The Blog

Why Vegetarians Would Buy Veal

Despite our recent 'food renaissance', some of the most obvious sources of local and seasonal food don't feature in our shops, on our shopping lists or even on our culinary radars. Veal is one of these.

Turn on the telly and you're likely to catch a bearded man foraging on Channel 4 or a BBC fledgling MasterChef shouting about seasonal and local; look at your bookshelf and you've probably got at least one over-priced TV-endorsed cookbook which you've barely opened. Yet despite our recent 'food renaissance', some of the most obvious sources of local and seasonal food don't feature in our shops, on our shopping lists or even on our culinary radars.

Veal is one of these (as are rabbits and pheasants but we'll leave those for another time). I want to talk about veal. Janet Street-Porter did it on the F-Word, Countryfile dared to recently feature an investigation into the meat and the likes of Hugh Fearnley-Whittingstall, Rose Prince and Mark Hix are fans.

The myths: it's cruel because the calves are torn away from their mothers, kept in boxes in the dark and fed milk and killed at a few weeks old; the meat is white. The truth: male calves are a by-product of the dairy industry and would be shot at birth or exported in harrowing conditions if veal farmers didn't exist. The calves are normally killed at around six to seven months which is older than most pork, lamb or poultry on the market. They live in the fresh air in groups on straw bedding and are usually fed a mixture of milk and grain. The meat is pink. As Janet Street-Porter sums it up: "If you actually think about it, it's crueller not to eat veal than it is to eat it."
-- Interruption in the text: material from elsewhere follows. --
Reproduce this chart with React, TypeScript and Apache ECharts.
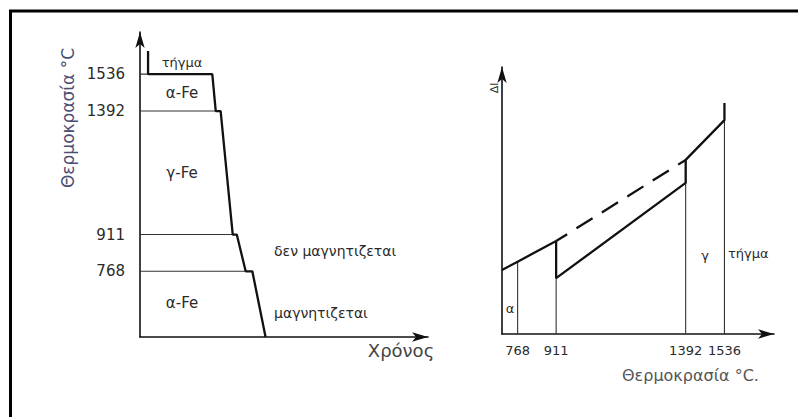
import React, { useEffect, useRef } from "react";
import * as echarts from "echarts";

// Transformation temperatures of pure iron (°C)
const transitionTemps = [1536, 1392, 911, 768];

// Cooling curve (left): time (arb. units) vs temperature
const coolTime = [2.8, 2.8, 25.1, 26.3, 28.0, 32.2, 33.6, 36.7, 39.0, 43.6];
const coolTemp = [1626, 1536, 1536, 1392, 1392, 911, 911, 768, 768, 512];
// time at which each transition plateau begins (same order as transitionTemps)
const plateauStart = [2.8, 26.3, 32.2, 36.7];

// Dilatation curve (right): temperature vs Δl (arb. units)
const alphaTemp = [710, 768, 911];
const alphaDl = [24.0, 27.1, 34.8];
const gammaTemp = [911, 911, 1392, 1392, 1536, 1536];
const gammaDl = [34.8, 20.9, 56.6, 65.2, 80.1, 86.5];
const extrapTemp = [911, 1392];
const extrapDl = [34.8, 65.2];
// Δl reached by the curve at each transition (same order as transitionTemps)
const guideDl = [80.1, 65.2, 34.8, 27.1];

const FONT = "DejaVu Sans";
const INK = "#111";
const THIN = "#333";

const pairs = (xs: number[], ys: number[]) => xs.map((x, i) => [x, ys[i]]);

export default function App() {
  const ref = useRef<HTMLDivElement>(null);

  useEffect(() => {
    if (!ref.current) return;
    const chart = echarts.init(ref.current, undefined, { renderer: "svg" });

    const thick = { color: INK, width: 2.3 };
    const thin = { color: THIN, width: 1.1 };
    const lineSeries = (data: number[][], idx: number, style: any) => ({
      type: "line",
      xAxisIndex: idx,
      yAxisIndex: idx,
      data,
      symbol: "none",
      silent: true,
      lineStyle: style,
      z: style.width > 2 ? 3 : 2,
    });

    const leftGuides = transitionTemps.map((t, i) =>
      lineSeries([[0, t], [plateauStart[i], t]], 0, thin)
    );
    const rightGuides = transitionTemps.map((t, i) =>
      lineSeries([[t, 0], [t, guideDl[i]]], 1, thin)
    );

    const axisLine = {
      show: true,
      onZero: false,
      symbol: ["none", "arrow"],
      symbolSize: [7, 16],
      lineStyle: { color: INK, width: 1.6 },
    };

    const plain = (v: number) => String(v);

    const txt = (
      text: string,
      x: number,
      y: number,
      size: number,
      extra: any = {}
    ) => ({
      type: "text",
      x,
      y,
      silent: true,
      ...extra,
      style: {
        text,
        fontFamily: FONT,
        fontSize: size,
        fill: extra.fill || "#2a2a2a",
        align: extra.align || "center",
        verticalAlign: "middle",
      },
    });

    chart.setOption({
      animation: false,
      backgroundColor: "#ffffff",
      grid: [
        { left: 140, top: 32, width: 288, height: 305 },
        { left: 502, top: 67, width: 272, height: 267 },
      ],
      xAxis: [
        {
          gridIndex: 0,
          type: "value",
          min: 0,
          max: 100,
          axisLine,
          axisTick: { show: false },
          axisLabel: { show: false },
          splitLine: { show: false },
        },
        {
          gridIndex: 1,
          type: "value",
          min: 710,
          max: 1720,
          axisLine,
          axisTick: { show: false },
          splitLine: { show: false },
          axisLabel: {
            customValues: transitionTemps,
            formatter: plain,
            fontFamily: FONT,
            fontSize: 13,
            color: "#2a2a2a",
            margin: 10,
          },
        },
      ],
      yAxis: [
        {
          gridIndex: 0,
          type: "value",
          min: 512,
          max: 1700,
          axisLine,
          axisTick: { show: false },
          splitLine: { show: false },
          axisLabel: {
            customValues: transitionTemps,
            formatter: plain,
            fontFamily: FONT,
            fontSize: 15,
            color: "#2a2a2a",
            margin: 15,
          },
        },
        {
          gridIndex: 1,
          type: "value",
          min: 0,
          max: 100,
          axisLine,
          axisTick: { show: false },
          axisLabel: { show: false },
          splitLine: { show: false },
        },
      ],
      series: [
        ...leftGuides,
        lineSeries(pairs(coolTime, coolTemp), 0, thick),
        ...rightGuides,
        lineSeries(pairs(alphaTemp, alphaDl), 1, thick),
        lineSeries(pairs(gammaTemp, gammaDl), 1, thick),
        lineSeries(pairs(extrapTemp, extrapDl), 1, {
          ...thick,
          type: [19, 11],
          dashOffset: 6,
        }),
      ],
      graphic: [
        // frame
        {
          type: "line",
          silent: true,
          shape: { x1: 9, y1: 11, x2: 798, y2: 11 },
          style: { stroke: "#000", lineWidth: 3 },
        },
        {
          type: "line",
          silent: true,
          shape: { x1: 10.5, y1: 10, x2: 10.5, y2: 417 },
          style: { stroke: "#000", lineWidth: 3 },
        },
        // left panel
        txt("Θερμοκρασία °C", 68, 118, 17, {
          rotation: Math.PI / 2,
          fill: "#4b4e72",
        }),
        txt("Χρόνος", 401, 350, 18, { fill: "#444" }),
        txt("τήγμα", 182, 62, 13),
        txt("α-Fe", 182, 93, 15),
        txt("γ-Fe", 182, 173, 15),
        txt("α-Fe", 182, 303, 15),
        txt("δεν μαγνητιζεται", 274, 251, 14, { align: "left" }),
        txt("μαγνητιζεται", 274, 313, 14, { align: "left" }),
        // right panel
        txt("Δl", 494, 88, 11, { rotation: Math.PI / 2 }),
        txt("α", 510, 308, 13),
        txt("γ", 705, 255, 13),
        txt("τήγμα", 728, 253, 13, { align: "left" }),
        txt("Θερμοκρασία °C.", 622, 375, 16, {
          align: "left",
          fill: "#555",
        }),
      ],
    });

    return () => chart.dispose();
  }, []);

  return (
    <div
      ref={ref}
      style={{
        position: "fixed",
        left: 0,
        top: 0,
        width: 798,
        height: 417,
        background: "#fff",
      }}
    />
  );
}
Jon and Vicky Brown of Bocaddon Farm, Lanreath, talk of abuse and aggression in the early days of selling their product at farmers' markets. "I think things have changed a lot," explains Vicky. Now they are faced more with education than aggression but still have to deal with customers who buy calves' liver but refuse the meat. The facts are that veal is healthy, easy to digest, low in fat and relatively cheap, particularly the less sought-after cuts.

The couple are understandably frustrated about having to constantly justify their product on ethical grounds: "We were so confident in our beliefs at the start, we knew we were doing the right thing." With some of the UK's top chefs and food writers endorsing their product within months of opening a stall at Lostwithiel farmers' market, they were right to feel so strongly. Rose Prince described them as, "the region's most innovative farm" and Mark Hix spoke about the "absolutely fantastic flavour" of Bocaddon veal.

Calf welfare is key to the farm's determination to rear, in Jon's words, "the best product possible," as is the butchering of the carcass. "Butchers have forgotten how to butcher the meal and we've forgotten how to cook it," explains Vicky. To get all the correct cuts requires a greater precision than butchering beef, hence their own butchery and own butcher, Trevor, alongside Jon.

There's more to veal than osso buco or escalopes as favoured by the Italians and Argentines - Jon and Vicky leave me with tongue, heart (Fergus Henderson is good on heart), bavette or onglet steaks, salami, bresaola and kidney. With a little imagination and courage, eating veal, or indeed any meat can and should be adventurous. For a delicious and delicate take on the Cornish pasty, substitute beef skirt for chopped veal bavette steak.

While the food renaissance bulldozes on across our screens and on our bookshelves, the veal renaissance is well overdue. "Why don't people talk about where their milk comes from?" asks John. It is time that we stopped questioning the veal farmers and directed our enquiries to the industry that churns out the white stuff and for whom male calves are simply 'waste products'.